Documentary shorts tell powerful tales

James Verniere Tribune News Service

Where does it say that works nominated for the Academy Award for best documentary short film must display all the subtlety of getting hit by a truck? Is a lighthearted work of genius automatically disqualified?

This year’s five nominees are divided into two programs for screenings.

Program A

A pretty single mother named Garmai tells and shows us what it is like to be part of a Red Cross team collecting bodies of Ebola victims in Liberia in “Body Team 12.”

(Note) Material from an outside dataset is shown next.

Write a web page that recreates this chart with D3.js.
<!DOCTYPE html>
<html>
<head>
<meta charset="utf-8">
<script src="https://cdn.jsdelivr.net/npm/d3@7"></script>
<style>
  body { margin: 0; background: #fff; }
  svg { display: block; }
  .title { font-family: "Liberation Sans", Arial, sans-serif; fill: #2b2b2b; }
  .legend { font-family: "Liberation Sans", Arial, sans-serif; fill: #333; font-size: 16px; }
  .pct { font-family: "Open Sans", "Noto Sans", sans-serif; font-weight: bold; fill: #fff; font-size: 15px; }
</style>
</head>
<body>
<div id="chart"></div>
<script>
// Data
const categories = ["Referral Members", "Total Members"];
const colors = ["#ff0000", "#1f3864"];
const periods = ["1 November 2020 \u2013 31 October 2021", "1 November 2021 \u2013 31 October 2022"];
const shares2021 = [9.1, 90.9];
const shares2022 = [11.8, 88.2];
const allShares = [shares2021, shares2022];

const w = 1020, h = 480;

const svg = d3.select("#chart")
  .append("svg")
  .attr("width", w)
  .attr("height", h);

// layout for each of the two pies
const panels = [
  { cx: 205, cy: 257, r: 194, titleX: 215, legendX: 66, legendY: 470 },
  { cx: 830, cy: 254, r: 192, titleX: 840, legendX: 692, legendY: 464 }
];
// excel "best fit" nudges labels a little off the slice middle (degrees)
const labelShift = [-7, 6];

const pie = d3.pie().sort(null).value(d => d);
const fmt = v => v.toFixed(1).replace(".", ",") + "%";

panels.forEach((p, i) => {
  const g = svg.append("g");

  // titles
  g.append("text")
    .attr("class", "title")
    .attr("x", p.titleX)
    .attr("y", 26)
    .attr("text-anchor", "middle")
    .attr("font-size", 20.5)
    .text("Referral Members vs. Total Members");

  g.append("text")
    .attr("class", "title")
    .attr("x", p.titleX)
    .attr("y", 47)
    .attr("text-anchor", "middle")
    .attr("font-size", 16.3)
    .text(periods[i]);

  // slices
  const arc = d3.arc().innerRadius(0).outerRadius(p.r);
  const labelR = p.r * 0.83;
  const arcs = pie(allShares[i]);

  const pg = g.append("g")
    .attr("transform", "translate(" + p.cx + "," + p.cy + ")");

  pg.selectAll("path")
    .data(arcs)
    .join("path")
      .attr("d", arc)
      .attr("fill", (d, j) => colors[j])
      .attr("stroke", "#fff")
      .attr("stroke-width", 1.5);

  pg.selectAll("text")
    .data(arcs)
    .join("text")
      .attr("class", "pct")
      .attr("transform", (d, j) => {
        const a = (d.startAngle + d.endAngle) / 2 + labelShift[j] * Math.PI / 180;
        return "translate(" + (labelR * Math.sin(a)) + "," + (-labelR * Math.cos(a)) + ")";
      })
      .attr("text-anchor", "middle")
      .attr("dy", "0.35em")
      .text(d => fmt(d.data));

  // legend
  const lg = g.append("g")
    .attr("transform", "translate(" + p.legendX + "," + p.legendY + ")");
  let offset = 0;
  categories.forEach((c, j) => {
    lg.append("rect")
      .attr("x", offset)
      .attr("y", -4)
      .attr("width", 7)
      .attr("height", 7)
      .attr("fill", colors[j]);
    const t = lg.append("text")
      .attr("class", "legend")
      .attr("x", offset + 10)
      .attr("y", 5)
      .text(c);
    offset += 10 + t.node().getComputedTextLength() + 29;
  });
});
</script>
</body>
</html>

In “A Girl in the River,” we meet a disfigured young Pakistani woman who was shot in the face and left to die in a river by her father and uncle in a so-called “honor killing” attempt. She survived and was ultimately coerced to forgive her attackers. But listening to her despicable father justify his actions may make you sick.

“Last Day of Freedom” is unique insofar as it is an animated depiction of a man named Bill Babbitt, who tells us the story of his beloved brother Manny. A Vietnam veteran, Manny suffered from PTSD, and Bill was eventually forced to turn the troubled man into the police for murder.

Program B

“Chau, Beyond the Lines,” a portrait of Vietnamese children with terrible birth defects due to the Agent Orange defoliant used by U.S. forces during the war in Vietnam. One of them, a boy named Chau, dreams of being an artist and becoming self-sufficient.

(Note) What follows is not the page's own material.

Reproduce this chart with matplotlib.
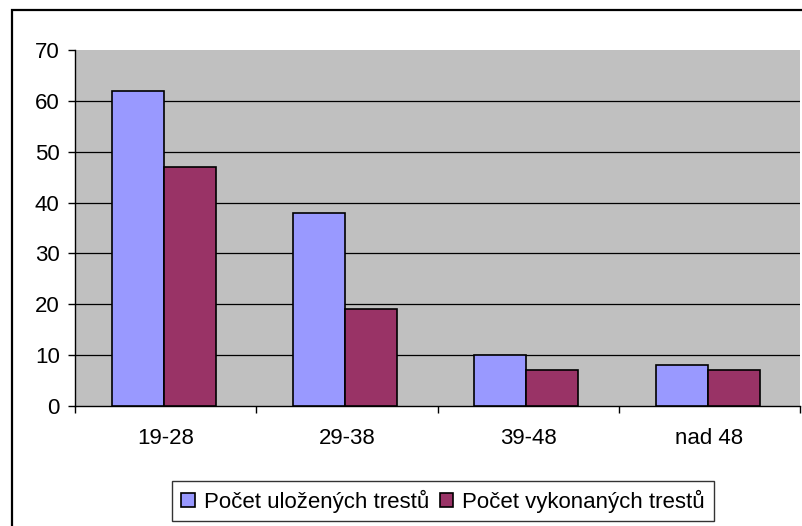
import numpy as np
import matplotlib
matplotlib.use("Agg")
import matplotlib.pyplot as plt
from matplotlib.patches import Rectangle

categories = ["19-28", "29-38", "39-48", "nad 48"]
ulozene = [62, 38, 10, 8]
vykonane = [47, 19, 7, 7]
series_names = ["Počet uložených trestů", "Počet vykonaných trestů"]
y_ticks = [0, 10, 20, 30, 40, 50, 60, 70]

plt.rcParams["font.family"] = ["Liberation Sans", "DejaVu Sans"]

W, H = 802, 526
fig = plt.figure(figsize=(W / 100, H / 100), dpi=100)

# outer chart frame (right/bottom edges fall off the picture)
fig.patches.append(Rectangle((12 / W, -0.1), 1.2, 1 - 10 / H + 0.1,
                             transform=fig.transFigure, fill=False,
                             edgecolor="black", linewidth=1.6))

ax = fig.add_axes([75 / W, (H - 406) / H, (800 - 75) / W, (406 - 50) / H])
ax.set_facecolor("#C0C0C0")

x = np.arange(len(categories))
bw = 0.287
ax.bar(x - bw / 2 - 0.01, ulozene, bw, color="#9999FF", edgecolor="black",
       linewidth=1.2, label=series_names[0], zorder=3)
ax.bar(x + bw / 2 - 0.01, vykonane, bw, color="#993366", edgecolor="black",
       linewidth=1.2, label=series_names[1], zorder=3)

ax.set_xlim(-0.5, len(categories) - 0.5)
ax.set_ylim(0, 70)
ax.set_yticks(y_ticks)
for yv in y_ticks[1:-1]:
    ax.axhline(yv, color="black", linewidth=0.9, zorder=1)

ax.set_xticks(x)
ax.set_xticklabels(categories)
ax.set_xticks(np.arange(-0.5, len(categories)), minor=True)
ax.tick_params(axis="x", which="major", length=0, pad=16, labelsize=16)
ax.tick_params(axis="x", which="minor", length=5, width=1, direction="out")
ax.tick_params(axis="y", length=5, width=1, direction="out", pad=6,
               labelsize=16)

for s in ["top", "right"]:
    ax.spines[s].set_visible(False)
ax.spines["left"].set_color("black")
ax.spines["bottom"].set_color("black")
ax.spines["left"].set_linewidth(1)
ax.spines["bottom"].set_linewidth(1)

leg = fig.legend(loc="center", bbox_to_anchor=(443 / W, 1 - 501 / H),
                 ncol=2, fontsize=16, frameon=True, fancybox=False,
                 edgecolor="black", handlelength=0.6, handleheight=0.6,
                 handletextpad=0.4, columnspacing=0.5, borderpad=0.4)
leg.get_frame().set_linewidth(1)

fig.savefig("out.png", dpi=100)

The best of the lot by far is arguably also the most harrowing, “Claude Lanzmann: Spectres of the Shoah.” Directed by Adam Benzine, the film features Marcel Ophuls, New Yorker film critic Richard Brody and “Shoah” director Lanzmann talking about the 12-year, at times extremely dangerous struggle to make and edit Lanzmann’s 10-hour Holocaust masterpiece “Shoah.”